Des agitateurs-influenceurs comme Alex Jones et Milo Yiannopoulos ont perdu leur communauté quand les titans de la tech les ont expulsés de leurs services. Pour des individus, le deplatforming semble fonctionner. Pour des communautés entières, cependant, les choses semblent plus difficiles. L’exemple des forums le montre : quand 4chan a interdit toute forme de discussion concernant le Gamergate, des hordes d’internautes bannis ou scandalisés par ce qu’ils percevaient comme un acte de censure se sont rabattus sur 8chan. « Je ne connais aucun forum qui ait résolu ses problèmes grâce au bannissement, explique l’ancien modérateur. Mais que les réseaux sociaux essaient ! Quand ils bannissent Trump, c’est un signal fort. Par contre, pour les milliers de messages problématiques qu’ils permettent d’échanger chaque jour, il va falloir trouver autre chose. »

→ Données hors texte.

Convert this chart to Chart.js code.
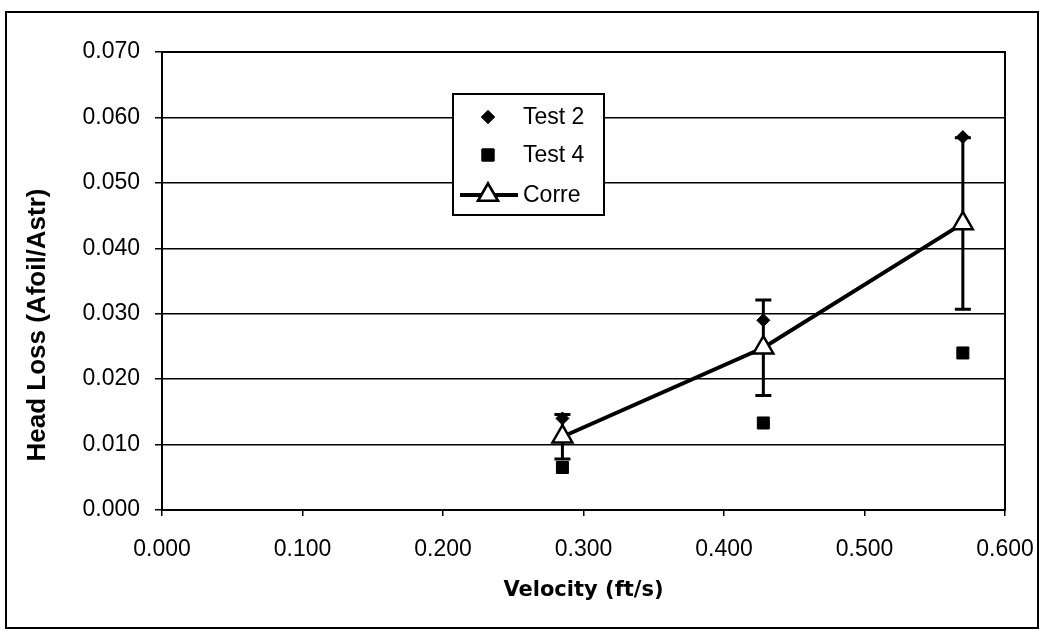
<!DOCTYPE html>
<html>
<head>
<meta charset="utf-8">
<script src="https://cdn.jsdelivr.net/npm/chart.js@4.4.1/dist/chart.umd.min.js"></script>
<style>
  html, body { margin: 0; padding: 0; background: #fff; }
  #wrap { width: 1040px; height: 635px; position: relative; }
</style>
</head>
<body>
<div id="wrap"><canvas id="chart-area" width="1040" height="635"></canvas></div>
<script>
// velocities of the three runs (ft/s)
const velocity = [0.285, 0.428, 0.570]
// measured head loss
const test2 = [0.014, 0.029, 0.057]
const test4 = [0.0065, 0.0133, 0.024]
// correlation and its +/- band
const corre = [0.0112, 0.0248, 0.0438]
const correErr = [0.0034, 0.0073, 0.0131]

const xTicks = ['0.000', '0.100', '0.200', '0.300', '0.400', '0.500', '0.600']
const yTicks = ['0.000', '0.010', '0.020', '0.030', '0.040', '0.050', '0.060', '0.070']

const FONT = "'Liberation Sans', Arial, sans-serif"

function pts(ys) {
    return velocity.map((v, i) => ({x: v, y: ys[i]}))
}

// outer frame + plot frame
const framePlugin = {
    id: 'frame',
    beforeDraw(chart) {
        let ctx = chart.ctx
        ctx.save()
        ctx.fillStyle = '#fff'
        ctx.fillRect(0, 0, chart.width, chart.height)
        ctx.strokeStyle = '#000'
        ctx.lineWidth = 2
        ctx.strokeRect(6, 12, 1032, 616)
        ctx.restore()
    },
    afterDraw(chart) {
        let a = chart.chartArea
        let ctx = chart.ctx
        ctx.save()
        ctx.strokeStyle = '#000'
        ctx.lineWidth = 2
        ctx.strokeRect(a.left, a.top, a.right - a.left, a.bottom - a.top)
        ctx.restore()
    }
}

// error bars on the correlation line
const errorBars = {
    id: 'errorBars',
    beforeDatasetsDraw(chart) {
        let xs = chart.scales.x, ys = chart.scales.y
        let ctx = chart.ctx
        ctx.save()
        ctx.strokeStyle = '#000'
        ctx.lineWidth = 3
        for (let i = 0; i < velocity.length; i++) {
            let x = xs.getPixelForValue(velocity[i])
            let top = ys.getPixelForValue(corre[i] + correErr[i])
            let bot = ys.getPixelForValue(corre[i] - correErr[i])
            ctx.beginPath()
            ctx.moveTo(x, top); ctx.lineTo(x, bot)
            ctx.moveTo(x - 8, top); ctx.lineTo(x + 8, top)
            ctx.moveTo(x - 8, bot); ctx.lineTo(x + 8, bot)
            ctx.stroke()
        }
        ctx.restore()
    }
}

// boxed legend sitting inside the plot
const boxLegend = {
    id: 'boxLegend',
    afterDraw(chart) {
        let ctx = chart.ctx
        let bx = 453, by = 94, bw = 151, bh = 121
        ctx.save()
        ctx.fillStyle = '#fff'
        ctx.fillRect(bx, by, bw, bh)
        ctx.strokeStyle = '#000'
        ctx.lineWidth = 2
        ctx.strokeRect(bx, by, bw, bh)
        let rows = [117, 155, 195]
        chart.data.datasets.forEach((ds, i) => {
            let y = rows[i]
            if (ds.showLine) {
                ctx.beginPath()
                ctx.lineWidth = ds.borderWidth
                ctx.moveTo(460, y); ctx.lineTo(518, y)
                ctx.stroke()
            }
            ctx.lineWidth = ds.pointBorderWidth
            Chart.helpers.drawPoint(ctx, {
                pointStyle: ds.pointStyle,
                radius: ds.pointRadius,
                rotation: 0,
                borderWidth: ds.pointBorderWidth
            }, 488, y)
            ctx.fillStyle = ds.pointBackgroundColor
            ctx.fill()
            ctx.strokeStyle = ds.pointBorderColor
            ctx.stroke()
            ctx.fillStyle = '#000'
            ctx.font = '23px ' + FONT
            ctx.textBaseline = 'middle'
            ctx.textAlign = 'left'
            ctx.fillText(ds.label, 523, y + 1)
        })
        ctx.restore()
    }
}

// vertical axis title, centred a bit below the plot middle
const yTitle = {
    id: 'yTitle',
    afterDraw(chart) {
        let ctx = chart.ctx
        ctx.save()
        ctx.translate(38, 325)
        ctx.rotate(-Math.PI / 2)
        ctx.font = 'bold 26px ' + FONT
        ctx.fillStyle = '#000'
        ctx.textAlign = 'center'
        ctx.textBaseline = 'middle'
        ctx.fillText('Head Loss (Afoil/Astr)', 0, 0)
        ctx.restore()
    }
}

const config = {
    type: 'scatter',
    data: {
        datasets: [{
            label: 'Test 2',
            data: pts(test2),
            pointStyle: 'rectRot',
            pointRadius: 6.5,
            pointBackgroundColor: '#000',
            pointBorderColor: '#000',
            pointBorderWidth: 1,
            showLine: false
        }, {
            label: 'Test 4',
            data: pts(test4),
            pointStyle: 'rect',
            pointRadius: 8.5,
            pointBackgroundColor: '#000',
            pointBorderColor: '#000',
            pointBorderWidth: 1,
            showLine: false
        }, {
            label: 'Corre',
            data: pts(corre),
            pointStyle: 'triangle',
            pointRadius: 11.5,
            pointBackgroundColor: '#fff',
            pointBorderColor: '#000',
            pointBorderWidth: 2.5,
            borderColor: '#000',
            borderWidth: 4,
            showLine: true
        }]
    },
    options: {
        responsive: false,
        animation: false,
        layout: {padding: {left: 0, top: 52, right: 35, bottom: 0}},
        plugins: {legend: {display: false}, tooltip: {enabled: false}},
        scales: {
            x: {
                type: 'linear',
                min: 0, max: 0.6,
                afterFit(scale) {
                    scale.height = 125
                    // end labels may hang past the plot; don't shrink it for them
                    scale.paddingLeft = 0
                    scale.paddingRight = 0
                },
                afterBuildTicks(scale) { scale.ticks = xTicks.map(t => ({value: parseFloat(t)})) },
                ticks: {
                    callback: (v, i) => xTicks[i],
                    color: '#000',
                    font: {family: FONT, size: 23},
                    padding: 20,
                    maxRotation: 0
                },
                grid: {drawOnChartArea: false, drawTicks: true, tickLength: 6, color: '#000', lineWidth: 1.5},
                border: {display: true, color: '#000', width: 2},
                title: {
                    display: true,
                    text: 'Velocity (ft/s)',
                    color: '#000',
                    font: {family: "'DejaVu Sans', sans-serif", size: 21, weight: 'bold'},
                    padding: {top: 0, bottom: 32}
                }
            },
            y: {
                type: 'linear',
                min: 0, max: 0.07,
                afterFit(scale) { scale.width = 162 },
                afterBuildTicks(scale) { scale.ticks = yTicks.map(t => ({value: parseFloat(t)})) },
                ticks: {
                    callback: (v, i) => yTicks[i],
                    color: '#000',
                    font: {family: FONT, size: 23},
                    padding: 15
                },
                grid: {color: '#000', lineWidth: 1.5, tickLength: 7},
                border: {display: true, color: '#000', width: 2}
            }
        }
    },
    plugins: [framePlugin, errorBars, boxLegend, yTitle]
}

window.myChart = new Chart(document.getElementById('chart-area').getContext('2d'), config)
</script>
</body>
</html>
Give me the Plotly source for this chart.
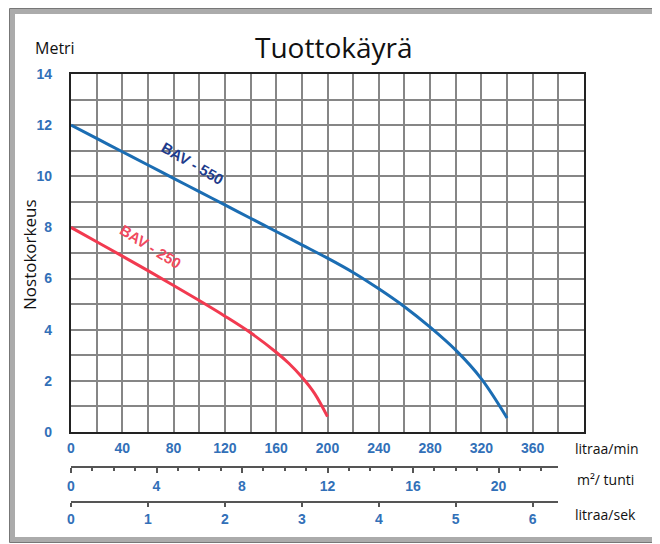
import plotly.graph_objects as go

# ---------------- data ----------------
FLOW_550 = [0, 20, 40, 60, 80, 100, 120, 140, 160, 180, 200, 220, 240, 260, 280, 300, 320, 340]  # litraa/min
HEAD_550 = [12.0, 11.48, 10.96, 10.44, 9.92, 9.40, 8.88, 8.36, 7.84, 7.32, 6.8, 6.24, 5.6, 4.9,
            4.1, 3.2, 2.08, 0.55]                                                                # metri
FLOW_250 = [0, 20, 40, 60, 80, 100, 120, 140, 160, 170, 180, 190, 200]
HEAD_250 = [8.0, 7.44, 6.88, 6.31, 5.73, 5.14, 4.53, 3.88, 3.12, 2.68, 2.15, 1.5, 0.6]

FLOW_RANGE = [0, 400]                       # litraa/min
HEAD_RANGE = [0, 14]                        # metri
FLOW_TICKS = [0, 40, 80, 120, 160, 200, 240, 280, 320, 360]
HEAD_TICKS = [0, 2, 4, 6, 8, 10, 12, 14]
M3H_TICKS = [0, 4, 8, 12, 16, 20]
LS_TICKS = [0, 1, 2, 3, 4, 5, 6]
SCALE_END_FLOW = 380                        # where the secondary scales end (l/min)
M3H_PER_LMIN = 60 / 1000                    # m3/h per l/min
LS_PER_LMIN = 1 / 60                        # l/s per l/min

TITLE = "Tuottokäyrä"
LABEL_550 = "BAV - 550"
LABEL_250 = "BAV - 250"

# ---------------- layout geometry ----------------
# the page body has an 8 px margin, so the figure is drawn from (8, 8)
OFF = 8
W, H = 660 - OFF, 544 - OFF
ML, MR, MT, MB = 71 - OFF, 76, 74 - OFF, 30
PW = W - ML - MR
PH = H - MT - MB


def px(xp):
    return (xp - OFF - ML) / PW


def py(yp):
    return (H - MB - (yp - OFF)) / PH


TICK_BLUE = "#3270b8"
tickfont = dict(family="Liberation Sans", size=14, color=TICK_BLUE, weight="bold")
label_font = dict(family="Open Sans", size=14, color="#111111")
GRID = "#868686"

fig = go.Figure()

fig.add_trace(go.Scatter(
    x=FLOW_550, y=HEAD_550, mode="lines",
    line=dict(color="#1b6db3", width=3, shape="spline", smoothing=1.0),
    hoverinfo="skip", showlegend=False))
fig.add_trace(go.Scatter(
    x=FLOW_250, y=HEAD_250, mode="lines",
    line=dict(color="#f23a50", width=3, shape="spline", smoothing=1.0),
    hoverinfo="skip", showlegend=False))

# invisible helper traces so the secondary scales are drawn
fig.add_trace(go.Scatter(
    x=[f * M3H_PER_LMIN for f in FLOW_550], y=HEAD_550, xaxis="x2", yaxis="y2",
    mode="markers", marker=dict(opacity=0), hoverinfo="skip", showlegend=False))
fig.add_trace(go.Scatter(
    x=[f * LS_PER_LMIN for f in FLOW_550], y=HEAD_550, xaxis="x3", yaxis="y2",
    mode="markers", marker=dict(opacity=0), hoverinfo="skip", showlegend=False))

main_y_bottom = py(432)
scale_dom_end = SCALE_END_FLOW / FLOW_RANGE[1]

fig.update_layout(
    width=W, height=H,
    margin=dict(l=ML, r=MR, t=MT, b=MB, pad=0, autoexpand=False),
    paper_bgcolor="white", plot_bgcolor="white",
    xaxis=dict(
        range=FLOW_RANGE, domain=[0, 1], anchor="y",
        tickmode="array", tickvals=FLOW_TICKS,
        showgrid=True, gridcolor=GRID, gridwidth=1.6,
        minor=dict(dtick=20, tick0=0, showgrid=True, gridcolor=GRID, gridwidth=1.6),
        showline=True, mirror=True, linecolor="#222222", linewidth=2.2,
        zeroline=False, ticks="", tickfont=tickfont, ticklabelstandoff=2,
    ),
    yaxis=dict(
        range=HEAD_RANGE, domain=[main_y_bottom, 1], anchor="x",
        tickmode="array", tickvals=HEAD_TICKS,
        showgrid=True, gridcolor=GRID, gridwidth=1.6,
        minor=dict(dtick=1, tick0=0, showgrid=True, gridcolor=GRID, gridwidth=1.6),
        showline=True, mirror=True, linecolor="#222222", linewidth=2.2,
        zeroline=False, ticks="", tickfont=tickfont, ticklabelstandoff=14,
    ),
    xaxis2=dict(
        range=[0, SCALE_END_FLOW * M3H_PER_LMIN], domain=[0, scale_dom_end],
        anchor="free", position=py(467),
        tickmode="array", tickvals=M3H_TICKS,
        ticks="outside", ticklen=5, tickwidth=2, tickcolor="#555555",
        minor=dict(dtick=1, tick0=0, ticks="outside", ticklen=3, tickwidth=1.5, tickcolor="#555555"),
        showline=True, linecolor="#555555", linewidth=2, showgrid=False, zeroline=False,
        tickfont=tickfont, ticklabelstandoff=1,
    ),
    xaxis3=dict(
        range=[0, SCALE_END_FLOW * LS_PER_LMIN], domain=[0, scale_dom_end],
        anchor="free", position=py(502),
        tickmode="array", tickvals=LS_TICKS,
        ticks="outside", ticklen=4, tickwidth=2, tickcolor="#555555",
        showline=True, linecolor="#555555", linewidth=2, showgrid=False, zeroline=False,
        tickfont=tickfont, ticklabelstandoff=0,
    ),
    yaxis2=dict(domain=[0, 0.01], visible=False, showgrid=False, range=HEAD_RANGE),
)

annotations = [
    dict(text=TITLE, x=px(334), y=py(47), font=dict(family="Open Sans", size=28, color="#111111")),
    dict(text="Metri", x=px(55), y=py(48), font=dict(family="Open Sans", size=16, color="#111111")),
    dict(text="Nostokorkeus", x=px(29), y=py(255), textangle=-90,
         font=dict(family="Open Sans", size=17, color="#111111")),
    dict(text="litraa/min", x=px(573), y=py(448), xanchor="left", font=label_font),
    dict(text="m²/ tunti", x=px(575), y=py(479), xanchor="left", font=label_font),
    dict(text="litraa/sek", x=px(573), y=py(515), xanchor="left", font=label_font),
]
for a in annotations:
    a.setdefault("xanchor", "center")
    fig.add_annotation(xref="paper", yref="paper", yanchor="middle", showarrow=False, **a)

fig.add_annotation(x=95, y=10.5, xref="x", yref="y", text=LABEL_550, textangle=30,
                   showarrow=False, font=dict(family="Liberation Sans", size=15,
                                              color="#1e3c8c", weight="bold"))
fig.add_annotation(x=62, y=7.25, xref="x", yref="y", text=LABEL_250, textangle=32,
                   showarrow=False, font=dict(family="Liberation Sans", size=15,
                                              color="#f04a60", weight="bold"))

# outer frame
fig.add_shape(type="rect", xref="paper", yref="paper",
              x0=px(12.5), y0=py(11.5), x1=px(720), y1=py(539.5),
              line=dict(color="#ababab", width=5), layer="below")
fig.add_shape(type="rect", xref="paper", yref="paper",
              x0=px(9.5), y0=py(8.5), x1=px(720), y1=py(542.5),
              line=dict(color="#777777", width=1), layer="below")

fig.write_html("out.html")
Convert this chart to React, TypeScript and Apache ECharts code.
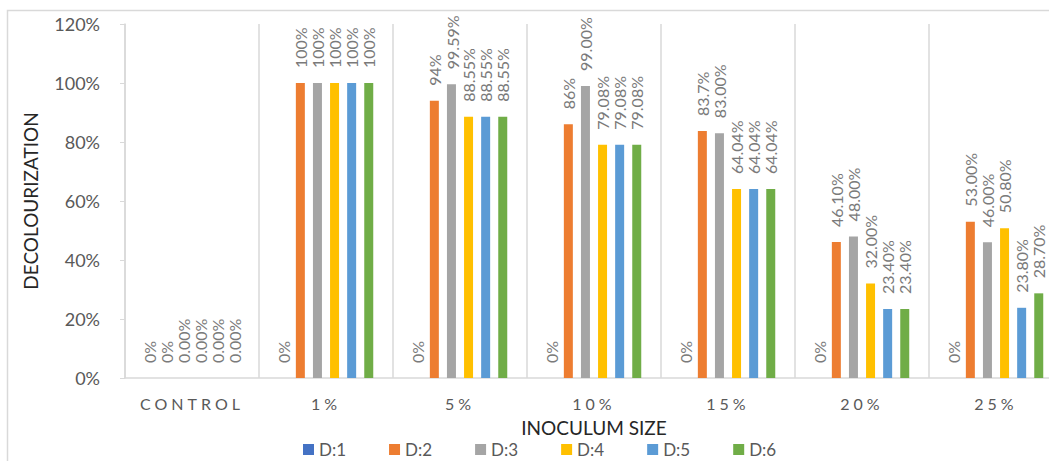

La lutte des réseaux sociaux contre les discours haineux, les « fake news » et les réseaux conspirationnistes rappelle beaucoup les mésaventures modératoires des grands forums du passé. Les gêneurs prennent la porte et reviennent par la fenêtre avec de nouveaux signes de ralliement ou vont se réfugier sur des sites plus difficiles à contrôler, qui les laissent parfois croître sans la moindre forme de contrôle. Les bannis des années 2000 affichaient leur ressentiment contre le pouvoir, incarné par les modérateurs, avec des messages aussi stupides que « Mods are gay. » Portés par leur dégoût, ils ont fondé des sites qui allaient devenir plus puissants que ceux qui les avaient rejetés. Le terrible 4chan est né parce que les internautes américains ne pouvaient pas poster sur un forum japonais obscur

Pratiqué par les GAFAM, le bannissement est avant tout un aveu de centralisation du pouvoir numérique, une preuve que le contrôle du discours et ses moyens se concentrent dans un nombre de mains toujours plus restreint. Les exilés du web propre apprennent lentement mais sûrement à construire leurs propres cahutes, et leur intérêt pour les techniques de la décentralisation les rend toujours plus résistants. Nous pouvions prévoir que de telles choses allaient se produire : quand il a quitté Athènes, Thémistocle s’est engagé à servir Sparte contre sa ville natale. Certains historiens rapportent qu’il s’est donné la mort avant d’honorer sa promesse, mais nous ne pouvons attendre une telle grandeur de la part des trolls.